If you don’t specify both the source and push destination, you’ll get an error message. In case you’re wondering, the --all argument is required. This tells Podman to push the manifest list AND the contents, which is nearly always what you want to do. If you don’t use the --all option, only the native architecture will be sent without any warning or other indications.

Cheat Mode

In the case of public automation services, where convenience and ease of maintenance are essential, there are a set of container images that will enable and configure qermu-user-static for you. These images must be run in --privileged mode but will make setting things up in the automation system very easy (docs). Once set up, the image-build method is precisely the same as the above section.

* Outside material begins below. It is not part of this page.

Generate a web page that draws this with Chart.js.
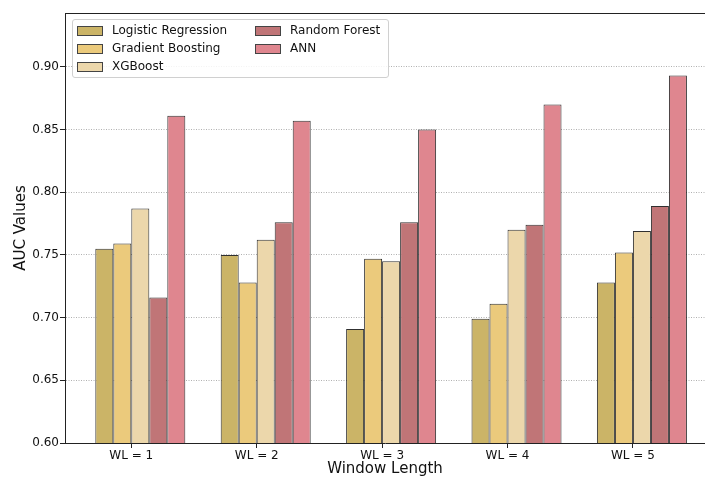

That said, this is not an endorsement, and you will need to perform your own due diligence. I only mention it in this article because if I don’t, somebody is bound to bring it up. It’s likely a fine setup for small, non-critical cases. But this will probably be a “no-go”, where provenance and security are critical. So, if that applies to you, continue on to the next section.

Safe Mode

In highly secure, locked-down, production environments using commercially supported distributions, additional safety is often paramount over the convenience of emulation. Additionally if the build is simply too complex, emulation-slow, or involves multiple incompatible platforms (i.e., Windows and Darwin) then it simply may not be practical.

In these cases, essentially you need to perform the builds separately, collect the images on one system, then combine them all into a manifest list as a separate step.

For example, let’s assume that you’ve built the shazam image on several linux hosts, tagged each of them with their architecture name, and pushed them up to the quay.io/example/shazam repository. Combining them into a manifest list might look like this:

$ REPO=quay.io/example/shazam
$ podman manifest create $REPO:latest
$ for IMGTAG in amd64 s390x ppc64le arm64; do \
          podman manifest add $REPO:latest docker://$REPO:IMGTAG; \
      done
$ podman manifest push --all $REPO:latest docker://$REPO:latest

Note: For the manifest add sub-command, the target manifest list name comes first, then the image to add. In the above example, the command inside the loop will pull down the platform-tagged image (metadata) and add it into the new manifest list. There is no need for a separate pull operation, and Podman will automatically figure out the constituent architecture and platform information. If not, there are options to specify them manually during the manifest add operation. Lastly, in case of an accident, you’ll find a manifest remove sub-command (same argument-order as manifest add).

Conclusion

While countless additional details are available in the man pages, this basic knowledge should cover 90% of your needs. With these essential tricks in hand, producing your own multi-arch and/or multi-platform manifest lists is just a matter of practice (or some new bash scripts).

Please also remember to pay attention to the tooling versions, as several bugs and deficiencies are present in earlier editions. On that same note, if you do encounter any strange or unexpected behavior, please reach out to the upstream community for assistance.